◆ **Description of the task**: Word for word, give the material below again, minus any images.

◆ **Material**:
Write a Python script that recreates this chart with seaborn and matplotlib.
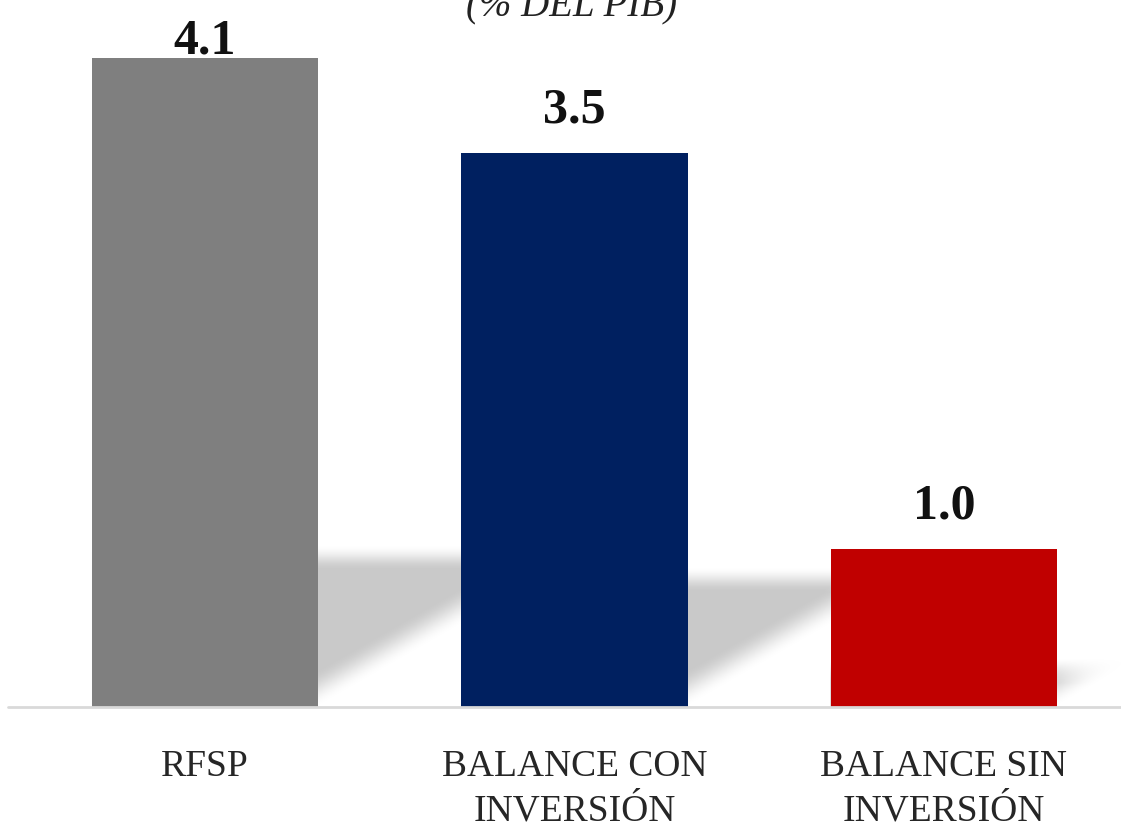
import numpy as np
import pandas as pd
import matplotlib
matplotlib.use("Agg")
import matplotlib.pyplot as plt
import seaborn as sns

# Data
categories = ["RFSP", "Balance con inversión", "Balance sin inversión"]
values = [4.1, 3.5, 1.0]
tick_labels = ["RFSP", "BALANCE CON\nINVERSIÓN", "BALANCE SIN\nINVERSIÓN"]
colors = ["#7f7f7f", "#002060", "#c00000"]
subtitle = "(% DEL PIB)"

sns.set_style("white")
plt.rcParams["font.family"] = ["Liberation Serif", "DejaVu Serif"]

W, H = 1121, 828
fig = plt.figure(figsize=(W / 100, H / 100), dpi=100)
ax = fig.add_axes([8 / W, 120 / H, (W - 8) / W, 708 / H])

df = pd.DataFrame({"cat": categories, "val": values})
bar_w = 0.612
sns.barplot(data=df, x="cat", y="val", hue="cat", palette=colors,
            width=bar_w, saturation=1, legend=False, linewidth=0,
            ax=ax, zorder=2)

xlim = (-0.533, 2.479)
ylim = (0, 4.47)

# soft floor shadows behind each bar (derived from the bar heights)
gx = np.linspace(xlim[0], xlim[1], 900)
gy = np.linspace(0, 1.3, 300)
X, Y = np.meshgrid(gx, gy)
alpha = np.zeros_like(X)
slope = 1.34          # value units per category unit
soft_top, soft_edge = 0.16, 0.24
for i, v in enumerate(values):
    h = 0.23 * v
    u = X - (i + bar_w / 2)
    t1 = np.clip((h - Y) / soft_top + 0.5, 0, 1)
    t2 = np.clip((Y - slope * u) / soft_edge, 0, 1)
    t3 = (u > -bar_w).astype(float)
    a = t1 * t2 * t3
    a = a * a * (3 - 2 * a)   # smoothstep
    alpha = np.maximum(alpha, a * 0.95)
rgba = np.zeros(X.shape + (4,))
rgba[..., :3] = 0.78
rgba[..., 3] = alpha
ax.imshow(rgba, extent=(xlim[0], xlim[1], 0, 1.3), origin="lower",
          aspect="auto", interpolation="bilinear", zorder=1)
ax.set_xlim(*xlim)
ax.set_ylim(*ylim)

# baseline
ax.axhline(0, color="#d9d9d9", lw=2, zorder=3, clip_on=False)

# value labels
for i, v in enumerate(values):
    ax.text(i, min(v + 0.196, 4.135), f"{v:.1f}", ha="center", va="baseline",
            fontsize=36, fontweight="bold", color="#111111", zorder=4)

ax.set_xticks(range(len(categories)))
ax.set_xticklabels(tick_labels, fontsize=27, color="#262626", linespacing=1.36)
ax.tick_params(axis="x", length=0, pad=30)
ax.set_yticks([])
ax.set_xlabel("")
ax.set_ylabel("")
sns.despine(ax=ax, left=True, bottom=True, top=True, right=True)

fig.text(572 / W, 1 - 16 / H, subtitle, ha="center", va="baseline",
         style="italic", fontsize=28, color="#222222")

fig.savefig("out.png", dpi=100)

◆ **Response below**:
Write a Python script that recreates this chart with seaborn and matplotlib.
import numpy as np
import pandas as pd
import matplotlib
matplotlib.use("Agg")
import matplotlib.pyplot as plt
import seaborn as sns

# Data
categories = ["RFSP", "Balance con inversión", "Balance sin inversión"]
values = [4.1, 3.5, 1.0]
tick_labels = ["RFSP", "BALANCE CON\nINVERSIÓN", "BALANCE SIN\nINVERSIÓN"]
colors = ["#7f7f7f", "#002060", "#c00000"]
subtitle = "(% DEL PIB)"

sns.set_style("white")
plt.rcParams["font.family"] = ["Liberation Serif", "DejaVu Serif"]

W, H = 1121, 828
fig = plt.figure(figsize=(W / 100, H / 100), dpi=100)
ax = fig.add_axes([8 / W, 120 / H, (W - 8) / W, 708 / H])

df = pd.DataFrame({"cat": categories, "val": values})
bar_w = 0.612
sns.barplot(data=df, x="cat", y="val", hue="cat", palette=colors,
            width=bar_w, saturation=1, legend=False, linewidth=0,
            ax=ax, zorder=2)

xlim = (-0.533, 2.479)
ylim = (0, 4.47)

# soft floor shadows behind each bar (derived from the bar heights)
gx = np.linspace(xlim[0], xlim[1], 900)
gy = np.linspace(0, 1.3, 300)
X, Y = np.meshgrid(gx, gy)
alpha = np.zeros_like(X)
slope = 1.34          # value units per category unit
soft_top, soft_edge = 0.16, 0.24
for i, v in enumerate(values):
    h = 0.23 * v
    u = X - (i + bar_w / 2)
    t1 = np.clip((h - Y) / soft_top + 0.5, 0, 1)
    t2 = np.clip((Y - slope * u) / soft_edge, 0, 1)
    t3 = (u > -bar_w).astype(float)
    a = t1 * t2 * t3
    a = a * a * (3 - 2 * a)   # smoothstep
    alpha = np.maximum(alpha, a * 0.95)
rgba = np.zeros(X.shape + (4,))
rgba[..., :3] = 0.78
rgba[..., 3] = alpha
ax.imshow(rgba, extent=(xlim[0], xlim[1], 0, 1.3), origin="lower",
          aspect="auto", interpolation="bilinear", zorder=1)
ax.set_xlim(*xlim)
ax.set_ylim(*ylim)

# baseline
ax.axhline(0, color="#d9d9d9", lw=2, zorder=3, clip_on=False)

# value labels
for i, v in enumerate(values):
    ax.text(i, min(v + 0.196, 4.135), f"{v:.1f}", ha="center", va="baseline",
            fontsize=36, fontweight="bold", color="#111111", zorder=4)

ax.set_xticks(range(len(categories)))
ax.set_xticklabels(tick_labels, fontsize=27, color="#262626", linespacing=1.36)
ax.tick_params(axis="x", length=0, pad=30)
ax.set_yticks([])
ax.set_xlabel("")
ax.set_ylabel("")
sns.despine(ax=ax, left=True, bottom=True, top=True, right=True)

fig.text(572 / W, 1 - 16 / H, subtitle, ha="center", va="baseline",
         style="italic", fontsize=28, color="#222222")

fig.savefig("out.png", dpi=100)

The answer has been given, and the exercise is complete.